-- Start Data excerpt --

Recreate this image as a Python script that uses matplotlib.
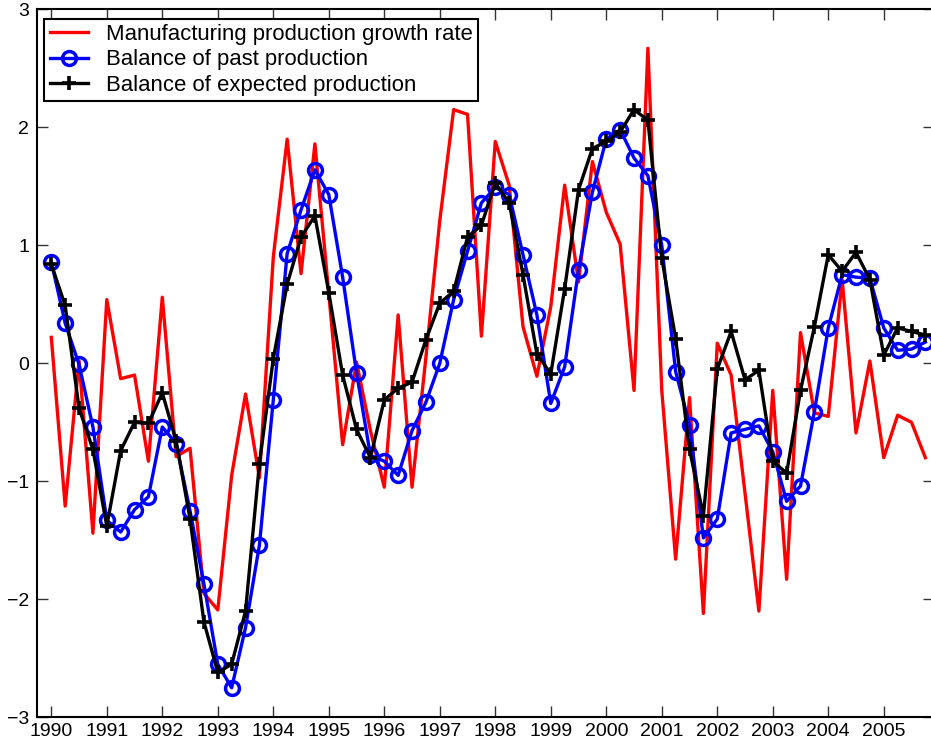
import numpy as np
import matplotlib
matplotlib.use("Agg")
import matplotlib.pyplot as plt

plt.rcParams['font.family'] = ['Liberation Sans', 'DejaVu Sans']

# Quarterly observations, 1990Q1 .. 2005Q4
start_year = 1990
n_quarters = 64

manufacturing_growth = [
    0.22, -1.21, 0.02, -1.44, 0.54, -0.13, -0.10, -0.83,
    0.56, -0.79, -0.72, -1.95, -2.09, -0.95, -0.26, -0.97,
    0.90, 1.90, 0.76, 1.86, 0.59, -0.69, 0.01, -0.57,
    -1.05, 0.41, -1.05, 0.05, 1.21, 2.15, 2.11, 0.23,
    1.88, 1.51, 0.31, -0.11, 0.48, 1.51, 0.69, 1.71,
    1.28, 1.01, -0.23, 2.67, -0.23, -1.66, -0.29, -2.12,
    0.17, -0.10, -1.10, -2.10, -0.23, -1.83, 0.26, -0.42,
    -0.45, 0.71, -0.59, 0.02, -0.80, -0.44, -0.50, -0.80,
]

past_production = [
    0.86, 0.34, -0.01, -0.54, -1.33, -1.43, -1.24, -1.13,
    -0.54, -0.68, -1.25, -1.87, -2.55, -2.75, -2.24, -1.54,
    -0.31, 0.93, 1.30, 1.64, 1.43, 0.73, -0.08, -0.78,
    -0.83, -0.95, -0.57, -0.33, 0.00, 0.54, 0.95, 1.36,
    1.49, 1.43, 0.92, 0.41, -0.34, -0.03, 0.79, 1.45,
    1.90, 1.98, 1.74, 1.59, 1.00, -0.07, -0.52, -1.48,
    -1.32, -0.59, -0.56, -0.53, -0.75, -1.17, -1.04, -0.41,
    0.30, 0.75, 0.73, 0.72, 0.30, 0.11, 0.12, 0.18,
]

expected_production = [
    0.84, 0.49, -0.38, -0.73, -1.38, -0.74, -0.50, -0.51,
    -0.25, -0.66, -1.32, -2.19, -2.62, -2.55, -2.10, -0.85,
    0.04, 0.67, 1.07, 1.25, 0.60, -0.10, -0.56, -0.80,
    -0.31, -0.21, -0.16, 0.20, 0.51, 0.61, 1.07, 1.17,
    1.53, 1.36, 0.75, 0.08, -0.09, 0.63, 1.47, 1.82,
    1.88, 1.96, 2.15, 2.06, 0.89, 0.21, -0.73, -1.29,
    -0.05, 0.27, -0.14, -0.06, -0.83, -0.93, -0.23, 0.31,
    0.92, 0.78, 0.94, 0.71, 0.07, 0.30, 0.27, 0.24,
]

year_ticks = list(range(1990, 2006))
value_ticks = [-3, -2, -1, 0, 1, 2, 3]

t = start_year + np.arange(n_quarters) * 0.25

fig = plt.figure(figsize=(9.31, 7.46), dpi=100)
ax = fig.add_axes([0.0402, 0.0385, 0.9627, 0.949])

lw = 2.4
ax.plot(t, manufacturing_growth, color='#ff0000', lw=lw,
        label='Manufacturing production growth rate', zorder=2)
ax.plot(t, past_production, color='#0000ff', lw=lw, marker='o',
        markersize=10, markerfacecolor='none', markeredgewidth=2.5,
        label='Balance of past production', zorder=3)
ax.plot(t, expected_production, color='black', lw=lw, marker='+',
        markersize=10, markeredgewidth=2.6,
        label='Balance of expected production', zorder=4)

ax.set_xlim(1989.75, 2005.9)
ax.set_ylim(-3, 3)
ax.set_xticks(year_ticks)
ax.set_xticklabels([str(y) for y in year_ticks])
ax.set_yticks(value_ticks)
ax.set_yticklabels([str(v).replace('-', '\u2212') for v in value_ticks])

ax.tick_params(axis='both', direction='in', length=8, width=1.0,
               labelsize=14, top=True, right=True, color='#333333')
ax.tick_params(axis='x', pad=4)
ax.tick_params(axis='y', pad=6)
for side in ('left', 'bottom', 'top'):
    ax.spines[side].set_linewidth(1.5)
ax.spines['right'].set_visible(False)

leg = ax.legend(loc='upper left', bbox_to_anchor=(0.0074, 0.987),
                borderaxespad=0, fontsize=15.9, fancybox=False,
                edgecolor='black', framealpha=1, handlelength=1.75,
                handletextpad=0.8, labelspacing=0.2, borderpad=0.25)
leg.get_frame().set_linewidth(1.5)

fig.savefig('out.png', dpi=100)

-- End Data excerpt --

Task to complete:
Without including any pictures, reproduce the listing exactly.

Written reply:
Recreate this image as a Python script that uses matplotlib.
import numpy as np
import matplotlib
matplotlib.use("Agg")
import matplotlib.pyplot as plt

plt.rcParams['font.family'] = ['Liberation Sans', 'DejaVu Sans']

# Quarterly observations, 1990Q1 .. 2005Q4
start_year = 1990
n_quarters = 64

manufacturing_growth = [
    0.22, -1.21, 0.02, -1.44, 0.54, -0.13, -0.10, -0.83,
    0.56, -0.79, -0.72, -1.95, -2.09, -0.95, -0.26, -0.97,
    0.90, 1.90, 0.76, 1.86, 0.59, -0.69, 0.01, -0.57,
    -1.05, 0.41, -1.05, 0.05, 1.21, 2.15, 2.11, 0.23,
    1.88, 1.51, 0.31, -0.11, 0.48, 1.51, 0.69, 1.71,
    1.28, 1.01, -0.23, 2.67, -0.23, -1.66, -0.29, -2.12,
    0.17, -0.10, -1.10, -2.10, -0.23, -1.83, 0.26, -0.42,
    -0.45, 0.71, -0.59, 0.02, -0.80, -0.44, -0.50, -0.80,
]

past_production = [
    0.86, 0.34, -0.01, -0.54, -1.33, -1.43, -1.24, -1.13,
    -0.54, -0.68, -1.25, -1.87, -2.55, -2.75, -2.24, -1.54,
    -0.31, 0.93, 1.30, 1.64, 1.43, 0.73, -0.08, -0.78,
    -0.83, -0.95, -0.57, -0.33, 0.00, 0.54, 0.95, 1.36,
    1.49, 1.43, 0.92, 0.41, -0.34, -0.03, 0.79, 1.45,
    1.90, 1.98, 1.74, 1.59, 1.00, -0.07, -0.52, -1.48,
    -1.32, -0.59, -0.56, -0.53, -0.75, -1.17, -1.04, -0.41,
    0.30, 0.75, 0.73, 0.72, 0.30, 0.11, 0.12, 0.18,
]

expected_production = [
    0.84, 0.49, -0.38, -0.73, -1.38, -0.74, -0.50, -0.51,
    -0.25, -0.66, -1.32, -2.19, -2.62, -2.55, -2.10, -0.85,
    0.04, 0.67, 1.07, 1.25, 0.60, -0.10, -0.56, -0.80,
    -0.31, -0.21, -0.16, 0.20, 0.51, 0.61, 1.07, 1.17,
    1.53, 1.36, 0.75, 0.08, -0.09, 0.63, 1.47, 1.82,
    1.88, 1.96, 2.15, 2.06, 0.89, 0.21, -0.73, -1.29,
    -0.05, 0.27, -0.14, -0.06, -0.83, -0.93, -0.23, 0.31,
    0.92, 0.78, 0.94, 0.71, 0.07, 0.30, 0.27, 0.24,
]

year_ticks = list(range(1990, 2006))
value_ticks = [-3, -2, -1, 0, 1, 2, 3]

t = start_year + np.arange(n_quarters) * 0.25

fig = plt.figure(figsize=(9.31, 7.46), dpi=100)
ax = fig.add_axes([0.0402, 0.0385, 0.9627, 0.949])

lw = 2.4
ax.plot(t, manufacturing_growth, color='#ff0000', lw=lw,
        label='Manufacturing production growth rate', zorder=2)
ax.plot(t, past_production, color='#0000ff', lw=lw, marker='o',
        markersize=10, markerfacecolor='none', markeredgewidth=2.5,
        label='Balance of past production', zorder=3)
ax.plot(t, expected_production, color='black', lw=lw, marker='+',
        markersize=10, markeredgewidth=2.6,
        label='Balance of expected production', zorder=4)

ax.set_xlim(1989.75, 2005.9)
ax.set_ylim(-3, 3)
ax.set_xticks(year_ticks)
ax.set_xticklabels([str(y) for y in year_ticks])
ax.set_yticks(value_ticks)
ax.set_yticklabels([str(v).replace('-', '\u2212') for v in value_ticks])

ax.tick_params(axis='both', direction='in', length=8, width=1.0,
               labelsize=14, top=True, right=True, color='#333333')
ax.tick_params(axis='x', pad=4)
ax.tick_params(axis='y', pad=6)
for side in ('left', 'bottom', 'top'):
    ax.spines[side].set_linewidth(1.5)
ax.spines['right'].set_visible(False)

leg = ax.legend(loc='upper left', bbox_to_anchor=(0.0074, 0.987),
                borderaxespad=0, fontsize=15.9, fancybox=False,
                edgecolor='black', framealpha=1, handlelength=1.75,
                handletextpad=0.8, labelspacing=0.2, borderpad=0.25)
leg.get_frame().set_linewidth(1.5)

fig.savefig('out.png', dpi=100)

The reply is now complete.